The Liberal Democrat peer explained that the current system allowed governments to form big majorities without a majority of votes. He said unless there was reform, "public regard in our democracy will continue to decline". Lord Smith of Clifton, a former university vice-chancellor, argued that the present voting system "cannot be sustained" because of public pressure for reform.

Paying tribute to The Independent's Campaign for Democracy, he said the Government "will be forced to yield to public opinion". He also argued it would be in the Conservative Party's "best interests" to support a change.

Lord Goodhart, a leading human rights lawyer, said the results of the general election, where Labour formed a "working majority" with only 35 per cent of the vote, were "blots on our democracy ... It is time we got on with reform," he said.

In a scholarly contribution to the debate, the Liberal Democrat peer argued that although the first-past-the-post system does produce single party governments, they are not necessarily stable or strong.

He cited the John Major government of 1992-1997 as an example of a "weak" majority government elected under first past the post. He also referred to examples of "strong" and stable coalition governments, such as that in Germany, which had been elected by a proportional voting system.

The peer asserted that a proportional system puts a check upon extremes. He hypothesised that Lady Thatcher would have been unlikely to have introduced the poll tax had she been elected under PR because she would not have had a mandate.

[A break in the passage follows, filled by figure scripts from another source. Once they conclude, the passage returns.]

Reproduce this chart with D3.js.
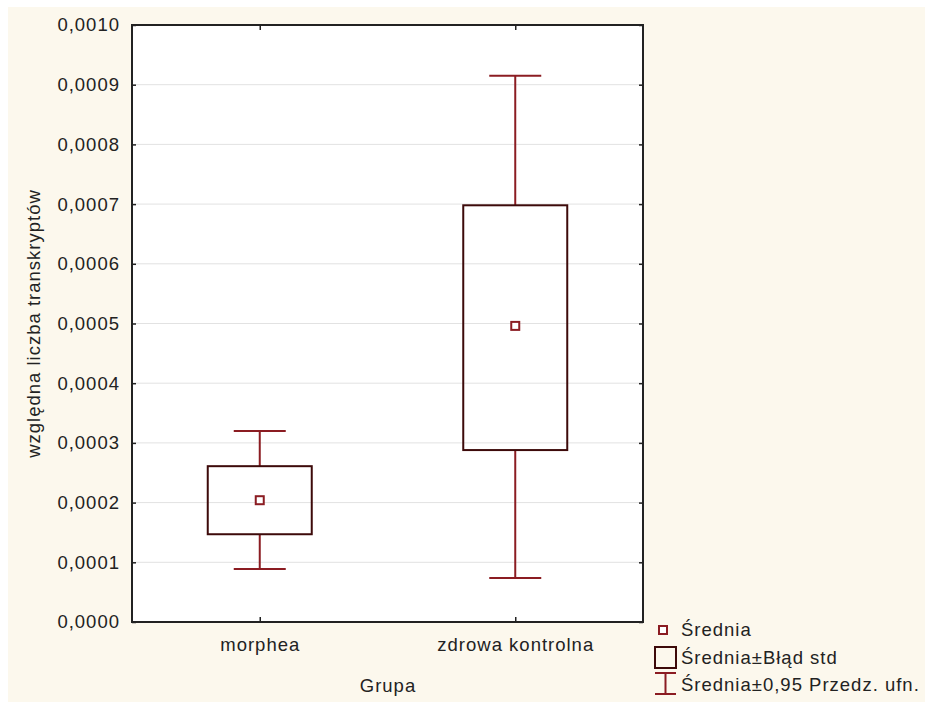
<!DOCTYPE html>
<html>
<head>
<meta charset="utf-8">
<script src="https://cdn.jsdelivr.net/npm/d3@7"></script>
<style>
  body { margin: 0; background: #fff; }
  svg text { font-family: "Liberation Sans", Arial, sans-serif; font-size: 18.5px; letter-spacing: 1px; fill: #222; }
</style>
</head>
<body>
<div id="vis"></div>
<script>
const FRAME_WIDTH = 925;
const FRAME_HEIGHT = 702;
const MARGINS = {left: 132, right: 282, top: 25, bottom: 80};

const VIS_WIDTH = FRAME_WIDTH - MARGINS.left - MARGINS.right;
const VIS_HEIGHT = FRAME_HEIGHT - MARGINS.top - MARGINS.bottom;

// data
const groups = ["morphea", "zdrowa kontrolna"];
const means = [0.000204, 0.000496];
const seLow = [0.000147, 0.000288];
const seHigh = [0.000261, 0.000698];
const ciLow = [0.0000888, 0.0000737];
const ciHigh = [0.000320, 0.000915];
const yTicks = [0, 0.0001, 0.0002, 0.0003, 0.0004, 0.0005, 0.0006, 0.0007, 0.0008, 0.0009, 0.0010];
const legendLabels = ["Średnia", "Średnia±Błąd std", "Średnia±0,95 Przedz. ufn."];

const BOX_COLOR = "#3d0a0a";
const WHISKER_COLOR = "#8b1c22";

const data = groups.map((g, i) => ({
  group: g, mean: means[i], lo: seLow[i], hi: seHigh[i], ciLo: ciLow[i], ciHi: ciHigh[i]
}));

const FRAME = d3.select("#vis")
  .append("svg")
    .attr("width", FRAME_WIDTH)
    .attr("height", FRAME_HEIGHT);

// beige background
FRAME.append("rect")
  .attr("x", 8).attr("y", 7)
  .attr("width", FRAME_WIDTH - 8).attr("height", FRAME_HEIGHT - 7)
  .attr("fill", "#fcf8ed");

const X_SCALE = d3.scalePoint()
  .domain(groups)
  .range([0, VIS_WIDTH])
  .padding(0.5);

const Y_SCALE = d3.scaleLinear()
  .domain([0, 0.0010])
  .range([VIS_HEIGHT, 0]);

const g = FRAME.append("g")
  .attr("transform", "translate(" + MARGINS.left + "," + MARGINS.top + ")");

g.append("rect")
  .attr("width", VIS_WIDTH).attr("height", VIS_HEIGHT)
  .attr("fill", "#fff");

// grid lines
g.selectAll(".grid")
  .data(yTicks.slice(1, -1))
  .enter()
  .append("line")
    .attr("x1", 0).attr("x2", VIS_WIDTH)
    .attr("y1", d => Y_SCALE(d)).attr("y2", d => Y_SCALE(d))
    .attr("stroke", "#e2e2e2")
    .attr("stroke-width", 1);

const fmt = d => d3.format(".4f")(d).replace(".", ",");

// axes
const yAxis = g.append("g")
  .call(d3.axisLeft(Y_SCALE).tickValues(yTicks).tickFormat(fmt).tickSizeInner(-4).tickSizeOuter(0).tickPadding(12));
const yAxisR = g.append("g")
  .attr("transform", "translate(" + VIS_WIDTH + ",0)")
  .call(d3.axisRight(Y_SCALE).tickValues(yTicks).tickFormat("").tickSizeInner(-4).tickSizeOuter(0));
const xAxis = g.append("g")
  .attr("transform", "translate(0," + VIS_HEIGHT + ")")
  .call(d3.axisBottom(X_SCALE).tickSizeInner(-5).tickSizeOuter(0).tickPadding(16));
const xAxisT = g.append("g")
  .call(d3.axisTop(X_SCALE).tickFormat("").tickSizeInner(-5).tickSizeOuter(0));

[yAxis, yAxisR, xAxis, xAxisT].forEach(a => {
  a.select(".domain").remove();
  a.selectAll("line").attr("stroke", "#222").attr("stroke-width", 1.5);
});

g.append("rect")
  .attr("width", VIS_WIDTH).attr("height", VIS_HEIGHT)
  .attr("fill", "none")
  .attr("stroke", "#222")
  .attr("stroke-width", 2);

// whiskers
const boxW = 104, capW = 52;
data.forEach(d => {
  const cx = X_SCALE(d.group);
  const wg = g.append("g").attr("stroke", WHISKER_COLOR).attr("stroke-width", 2);
  wg.append("line").attr("x1", cx).attr("x2", cx).attr("y1", Y_SCALE(d.ciHi)).attr("y2", Y_SCALE(d.hi));
  wg.append("line").attr("x1", cx).attr("x2", cx).attr("y1", Y_SCALE(d.lo)).attr("y2", Y_SCALE(d.ciLo));
  wg.append("line").attr("x1", cx - capW / 2).attr("x2", cx + capW / 2).attr("y1", Y_SCALE(d.ciHi)).attr("y2", Y_SCALE(d.ciHi));
  wg.append("line").attr("x1", cx - capW / 2).attr("x2", cx + capW / 2).attr("y1", Y_SCALE(d.ciLo)).attr("y2", Y_SCALE(d.ciLo));
});

// boxes
g.selectAll(".box")
  .data(data)
  .enter()
  .append("rect")
    .attr("x", d => X_SCALE(d.group) - boxW / 2)
    .attr("y", d => Y_SCALE(d.hi))
    .attr("width", boxW)
    .attr("height", d => Y_SCALE(d.lo) - Y_SCALE(d.hi))
    .attr("fill", "none")
    .attr("stroke", BOX_COLOR)
    .attr("stroke-width", 2);

// means
g.selectAll(".mean")
  .data(data)
  .enter()
  .append("rect")
    .attr("x", d => X_SCALE(d.group) - 4)
    .attr("y", d => Y_SCALE(d.mean) - 4)
    .attr("width", 8).attr("height", 8)
    .attr("fill", "#fff")
    .attr("stroke", WHISKER_COLOR)
    .attr("stroke-width", 2);

// axis titles
FRAME.append("text")
  .attr("transform", "translate(40," + (MARGINS.top + VIS_HEIGHT / 2) + ") rotate(-90)")
  .attr("text-anchor", "middle")
  .text("względna liczba transkryptów");

FRAME.append("text")
  .attr("x", 388).attr("y", 692)
  .attr("text-anchor", "middle")
  .text("Grupa");

// legend
const legend = FRAME.append("g");
legend.append("rect")
  .attr("x", 659).attr("y", 626).attr("width", 8).attr("height", 8)
  .attr("fill", "#fff").attr("stroke", WHISKER_COLOR).attr("stroke-width", 2);
legend.append("rect")
  .attr("x", 655).attr("y", 647).attr("width", 21).attr("height", 21)
  .attr("fill", "none").attr("stroke", BOX_COLOR).attr("stroke-width", 2);
const lg = legend.append("g").attr("stroke", WHISKER_COLOR).attr("stroke-width", 2);
lg.append("line").attr("x1", 655).attr("x2", 676).attr("y1", 673).attr("y2", 673);
lg.append("line").attr("x1", 655).attr("x2", 676).attr("y1", 694).attr("y2", 694);
lg.append("line").attr("x1", 665.5).attr("x2", 665.5).attr("y1", 673).attr("y2", 694);

legend.selectAll(".ltext")
  .data(legendLabels)
  .enter()
  .append("text")
    .attr("x", 681)
    .attr("y", (d, i) => 636 + i * 27.5)
    .text(d => d);
</script>
</body>
</html>
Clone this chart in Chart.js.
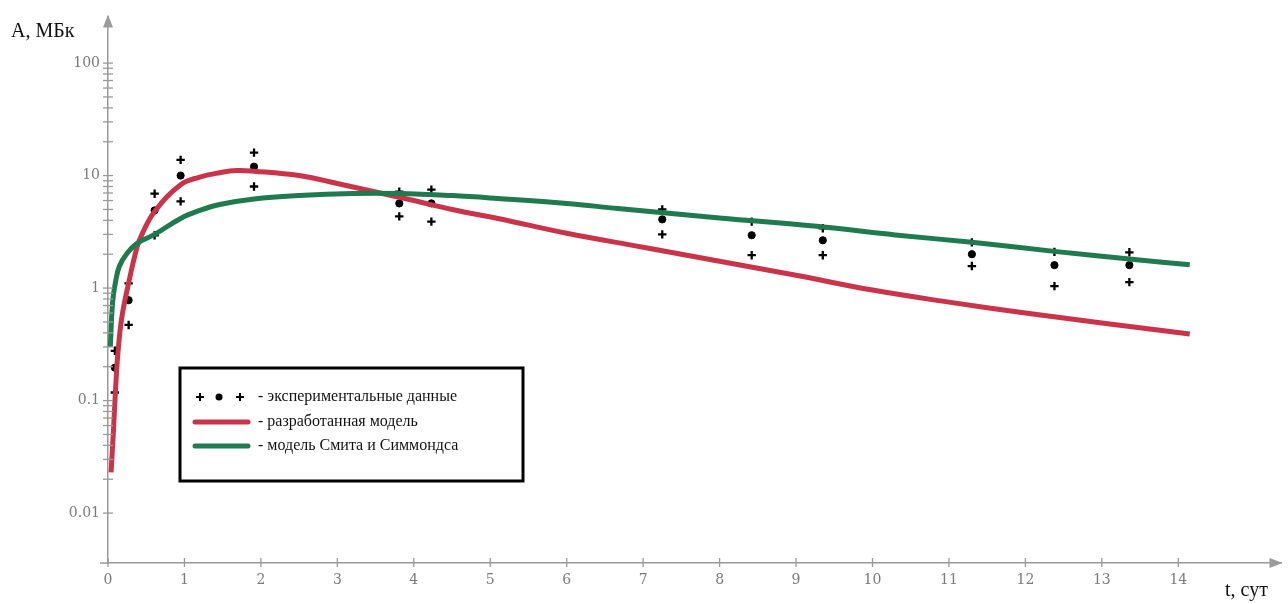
<!DOCTYPE html>
<html>
<head>
<meta charset="utf-8">
<script src="https://cdn.jsdelivr.net/npm/chart.js@4/dist/chart.umd.min.js"></script>
<style>
  html, body { margin: 0; padding: 0; background: #fff; }
  #wrap { width: 1288px; height: 604px; }
</style>
</head>
<body>
<div id="wrap"><canvas id="chart"></canvas></div>
<script>
// experimental data: time (days), mean value and upper/lower crosses (MBq)
const expT = [0.09, 0.27, 0.61, 0.95, 1.91, 3.81, 4.23, 7.25, 8.42, 9.35, 11.3, 12.38, 13.36]
const expMean = [0.196, 0.78, 4.9, 10, 12, 5.66, 5.66, 4.08, 2.95, 2.66, 2.0, 1.6, 1.6]
const expHigh = [0.277, 1.1, 6.9, 13.8, 16, 7.2, 7.5, 5.0, 3.9, 3.4, 2.55, 2.1, 2.08]
const expLow = [0.118, 0.47, 2.95, 5.9, 8.0, 4.34, 3.9, 3.0, 1.96, 1.96, 1.57, 1.04, 1.13]

// developed model (red)
const redT = [0.04, 0.07, 0.1, 0.13, 0.18, 0.27, 0.38, 0.45, 0.61, 0.95, 1.2, 1.46, 1.68, 1.91, 2.5, 3.0, 3.5, 4.0, 4.5, 5.1, 6, 7, 8, 9, 10, 11, 12, 13, 14.15]
const redA = [0.023, 0.052, 0.13, 0.266, 0.543, 1.11, 2.31, 3.07, 4.8, 8.3, 9.7, 10.6, 11.1, 10.95, 10.0, 8.5, 7.14, 6.0, 5.0, 4.16, 3.07, 2.31, 1.73, 1.3, 0.96, 0.75, 0.6, 0.49, 0.39]

// Smith & Simmonds model (green)
const greenT = [0.03, 0.06, 0.1, 0.15, 0.25, 0.38, 0.61, 0.95, 1.2, 1.46, 1.91, 2.5, 3.2, 3.8, 4.5, 5.1, 6, 6.67, 8, 9.27, 10.3, 11.3, 12.38, 13.36, 14.15]
const greenA = [0.3, 0.74, 1.15, 1.57, 2.04, 2.5, 3.0, 4.16, 4.9, 5.53, 6.19, 6.64, 6.93, 6.93, 6.64, 6.26, 5.65, 5.1, 4.2, 3.54, 2.97, 2.55, 2.12, 1.81, 1.61]

const xTickValues = [0, 1, 2, 3, 4, 5, 6, 7, 8, 9, 10, 11, 12, 13, 14]
const yTickLabels = ['0.01', '0.1', '1', '10', '100']

const legendLabels = ['- экспериментальные данные', '- разработанная модель', '- модель Смита и Симмондса']
const yTitle = 'А, МБк'
const xTitle = 't, сут'

const RED = '#c9344a'
const GREEN = '#1f7a50'
const AXIS = '#9a9a9a'

const pts = (xs, ys) => xs.map((x, i) => ({ x: x, y: ys[i] }))

// log ticks 0.01 .. 100 with minors
const yTickValues = []
for (let d = -2; d <= 1; d++) {
  for (let m = 1; m <= 9; m++) yTickValues.push(Number((m * Math.pow(10, d)).toPrecision(3)))
}
yTickValues.push(100)

const extras = {
  id: 'extras',
  afterDraw(chart) {
    const ctx = chart.ctx
    const xs = chart.scales.x
    const ys = chart.scales.y
    const area = chart.chartArea
    const x0 = xs.getPixelForValue(0)
    const yb = area.bottom
    ctx.save()
    // tick marks crossing the axes
    ctx.strokeStyle = AXIS
    ctx.lineWidth = 1.3
    ys.ticks.forEach(t => {
      const y = ys.getPixelForValue(t.value)
      ctx.beginPath()
      ctx.moveTo(x0 - 5, y)
      ctx.lineTo(x0 + 5, y)
      ctx.stroke()
    })
    xs.ticks.forEach(t => {
      const x = xs.getPixelForValue(t.value)
      ctx.beginPath()
      ctx.moveTo(x, yb - 5)
      ctx.lineTo(x, yb + 4)
      ctx.stroke()
    })
    // extend x axis a bit to the left
    ctx.lineWidth = 1.5
    ctx.beginPath()
    ctx.moveTo(x0 - 8, yb)
    ctx.lineTo(x0, yb)
    ctx.stroke()
    // arrow heads
    ctx.fillStyle = AXIS
    ctx.beginPath()
    ctx.moveTo(x0, area.top - 2)
    ctx.lineTo(x0 - 5, area.top + 11)
    ctx.lineTo(x0 + 5, area.top + 11)
    ctx.closePath()
    ctx.fill()
    ctx.beginPath()
    ctx.moveTo(area.right + 1, yb)
    ctx.lineTo(area.right - 12, yb - 5)
    ctx.lineTo(area.right - 12, yb + 5)
    ctx.closePath()
    ctx.fill()

    // axis titles
    ctx.fillStyle = '#111'
    ctx.font = '20px "Liberation Serif", serif'
    ctx.textAlign = 'left'
    ctx.textBaseline = 'alphabetic'
    ctx.fillText(yTitle, 11, 37)
    ctx.fillText(xTitle, 1225, 596)

    // legend box
    const bx = 180, by = 368, bw = 343, bh = 113
    ctx.fillStyle = '#fff'
    ctx.fillRect(bx, by, bw, bh)
    ctx.strokeStyle = '#000'
    ctx.lineWidth = 3
    ctx.strokeRect(bx, by, bw, bh)
    const rows = [397, 422, 446]
    // markers: cross, dot, cross
    ctx.fillStyle = '#000'
    ctx.strokeStyle = '#000'
    ctx.lineWidth = 2
    ;[200, 240].forEach(cx => {
      ctx.beginPath()
      ctx.moveTo(cx - 4, rows[0]); ctx.lineTo(cx + 4, rows[0])
      ctx.moveTo(cx, rows[0] - 4); ctx.lineTo(cx, rows[0] + 4)
      ctx.stroke()
    })
    ctx.beginPath()
    ctx.arc(219, rows[0], 3.5, 0, Math.PI * 2)
    ctx.fill()
    ctx.lineCap = 'round'
    ctx.lineWidth = 5
    ctx.strokeStyle = RED
    ctx.beginPath(); ctx.moveTo(195, rows[1]); ctx.lineTo(248, rows[1]); ctx.stroke()
    ctx.strokeStyle = GREEN
    ctx.beginPath(); ctx.moveTo(195, rows[2]); ctx.lineTo(248, rows[2]); ctx.stroke()
    ctx.fillStyle = '#111'
    ctx.font = '16px "Liberation Serif", serif'
    ctx.textBaseline = 'middle'
    legendLabels.forEach((s, i) => ctx.fillText(s, 258, rows[i]))
    ctx.restore()
  }
}

const tickFont = { family: '"DejaVu Serif", serif', size: 14 }

new Chart(document.getElementById('chart'), {
  type: 'scatter',
  data: {
    datasets: [
      {
        label: 'модель Смита и Симмондса',
        data: pts(greenT, greenA),
        showLine: true,
        borderColor: GREEN,
        borderWidth: 5,
        pointRadius: 0,
        tension: 0.4,
        order: 0
      },
      {
        label: 'разработанная модель',
        data: pts(redT, redA),
        showLine: true,
        borderColor: RED,
        borderWidth: 5,
        pointRadius: 0,
        tension: 0.4,
        order: 1
      },
      {
        label: 'среднее',
        data: pts(expT, expMean),
        pointStyle: 'circle',
        pointRadius: 3.6,
        backgroundColor: '#000',
        borderColor: '#000',
        order: 2
      },
      {
        label: 'верх',
        data: pts(expT, expHigh),
        pointStyle: 'cross',
        pointRadius: 4.2,
        borderWidth: 2.3,
        borderColor: '#000',
        order: 2
      },
      {
        label: 'низ',
        data: pts(expT, expLow),
        pointStyle: 'cross',
        pointRadius: 4.2,
        borderWidth: 2.3,
        borderColor: '#000',
        order: 2
      }
    ]
  },
  options: {
    responsive: true,
    maintainAspectRatio: false,
    animation: false,
    layout: { padding: { top: 13, right: 1, bottom: 0, left: 0 } },
    plugins: { legend: { display: false }, tooltip: { enabled: false } },
    scales: {
      x: {
        type: 'linear',
        min: 0,
        max: 15.35,
        bounds: 'data',
        afterBuildTicks: s => { s.ticks = xTickValues.map(v => ({ value: v })) },
        afterFit: s => { s.height = 41 },
        grid: { display: false, drawTicks: false },
        border: { display: true, color: AXIS, width: 1.5 },
        ticks: { color: '#7a7a7a', font: tickFont, padding: 9, autoSkip: false, maxRotation: 0 }
      },
      y: {
        type: 'logarithmic',
        min: 0.0036,
        max: 260,
        bounds: 'data',
        afterBuildTicks: s => { s.ticks = yTickValues.map(v => ({ value: v })) },
        afterFit: s => { s.width = 108 },
        grid: { display: false, drawTicks: false },
        border: { display: true, color: AXIS, width: 1.5 },
        ticks: {
          color: '#7a7a7a',
          font: tickFont,
          padding: 8,
          autoSkip: false,
          callback: v => {
            const lab = yTickLabels.find(l => Math.abs(Number(l) - v) < 1e-9)
            return lab || ''
          }
        }
      }
    }
  },
  plugins: [extras]
})
</script>
</body>
</html>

The current voting system was designed to deal with the two party system of yesteryear, and not the modern political landscape made up of three - or in Scotland and Wales four - main parties.

"First past the post is simply unable to cope with three-party politics," he said. "Now we have a government with a smaller share of the vote than the Labour Party in 1974 [when Labour had a majority of three with 39 per cent of the vote]."

Speaking for the Conservatives, Baroness Hanham said that "despite all the blandishments to the contrary, we are still very much wedded to the first-past-the-post system".

Lord Corbett of Castle Vale, a former frontbench Labour MP, launched a scathing attack on The Independent's Campaign for Democracy, and said the Lord Chancellor was right when he argued there was no "groundswell" for support. "The Independent newspaper ... has as other noble lords have said launched what it grandly, rather pompously perhaps, calls its Campaign for Democracy.

"But lo and behold, although Simon Kelner [the editor] ... devotes the whole of this morning's front page to this great campaign for democracy, tucked away on the inside under the heading '24,417 and Counting ...' we can see the massed ranks of the troops assembled carrying the banner of this great campaign.

"I have to say to your Lordships that 24,000 people is just about half of the size of a crowd that would turn up at Birmingham to Aston Villa's football ground for a home match. And I don't believe that is evidence of a great groundswell of interest in this matter."